The Proposal

Do you ever imagine how a guy would propose to you?

There are some girls who like grand elaborate proposals, complete with an orchestra, under the sunset, candles and ground carpeted with rose petals. I don't like that. I do want to be swept off my feet but in a more simple but intimate way. More importantly, by the right person.

My friend, who fell in love for the first time in his mid 30s, proposed. She said yes. My friends and I are meeting her for the first time this weekend. My friends are asking me to behave. I will but I can't stop laughing when I heard the news.

Nope, I don't find the relationship "funny" in a bad way. I was actually giddy and happy for my friend. I mean, here I am in the midst of damaged, broken, traumatized and perpetually pragmatic men as a result of intensely chaotic or oddly steady but unequivocally fittingly painful relationships and one man rises above the rest to prove that love experience need not be painful and relationship progression need not lead to bullshit.


In fact, I want him and his girlfriend to succeed. I will most likely not be able to attend their wedding since I have an overseas assignment but I do hope that when I come back, they'd still be in their honeymoon period because I want that engraved in my memory. I want to be able to say that I have this one friend who managed to make his first love his last and the feeling of first love last forever.

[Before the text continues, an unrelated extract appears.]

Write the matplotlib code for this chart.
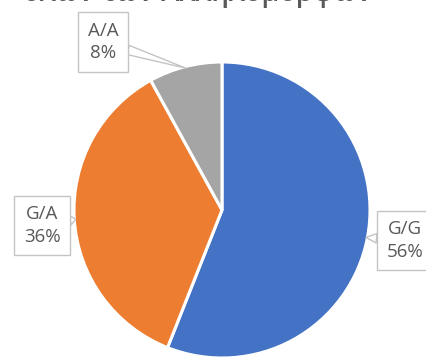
import numpy as np
import matplotlib
matplotlib.use("Agg")
import matplotlib.pyplot as plt

# Genotype shares (%)
genotypes = ["G/G", "G/A", "A/A"]
shares = [56, 36, 8]
colors = ["#4472C4", "#ED7D31", "#A5A5A5"]
title = "όλων των Αλληλόμορφων"

W, H = 426, 358
fig = plt.figure(figsize=(W / 100, H / 100), dpi=100)
fig.patch.set_facecolor("white")

# pie centre and radius in pixels
cx, cy, R = 222, 210, 148
ax = fig.add_axes([(cx - R) / W, (H - cy - R) / H, 2 * R / W, 2 * R / H])

wedges, _ = ax.pie(shares, colors=colors, startangle=90, counterclock=False,
                   radius=1, wedgeprops=dict(edgecolor="white", linewidth=2.2))
ax.set_xlim(-1, 1)
ax.set_ylim(-1, 1)
ax.set_aspect("equal")
ax.axis("off")

# label boxes (data coordinates, pie radius = 1)
box_pos = {"G/G": (1.235, -0.205), "G/A": (-1.215, -0.105), "A/A": (-0.805, 1.135)}
txt_color = "#595959"
for w, name, val in zip(wedges, genotypes, shares):
    mid = np.deg2rad((w.theta1 + w.theta2) / 2)
    tip = (np.cos(mid) * 0.99, np.sin(mid) * 0.99)
    ax.annotate(f"{name}\n{val}%", xy=tip, xytext=box_pos[name],
                ha="center", va="center", fontsize=13.5, family="Open Sans",
                color=txt_color, linespacing=1.35, annotation_clip=False,
                bbox=dict(boxstyle="square,pad=0.5", fc="white", ec="#C4C4C4", lw=1.0),
                arrowprops=dict(arrowstyle="wedge,tail_width=0.5,shrink_factor=0.5",
                                fc="white", ec="#C4C4C4", lw=1.0,
                                shrinkA=0, shrinkB=0),
                zorder=5)

fig.text(198 / W, 1 - 1 / H, title, ha="center", va="baseline",
         fontsize=20, family="Open Sans", color=txt_color, fontweight="semibold")

fig.savefig("out.png", dpi=100, facecolor="white")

The rest of us... we're hopeless. Even in our most romantic moments and state of temporary but extreme insanity, we wouldn't want our first love to be our last. A few of us can't even tell  who was our first love and more who choose not to.

I don't know. We seem to break the mold. They say that your first love is the sweetest. It may end badly and painfully but after several years, it's supposed to come back to you as a sweeter memory.

Ours seem to be plainly disgusting or a mistake or humiliating... OR plainly TOO PAINFUL for us to even want to remember.

Whatever the case may be, at least we have one that's not caught up in this... gold-painted shit. Maybe... just maybe... he will make us all believe love is possible. It may be hard and it may be rare but possible.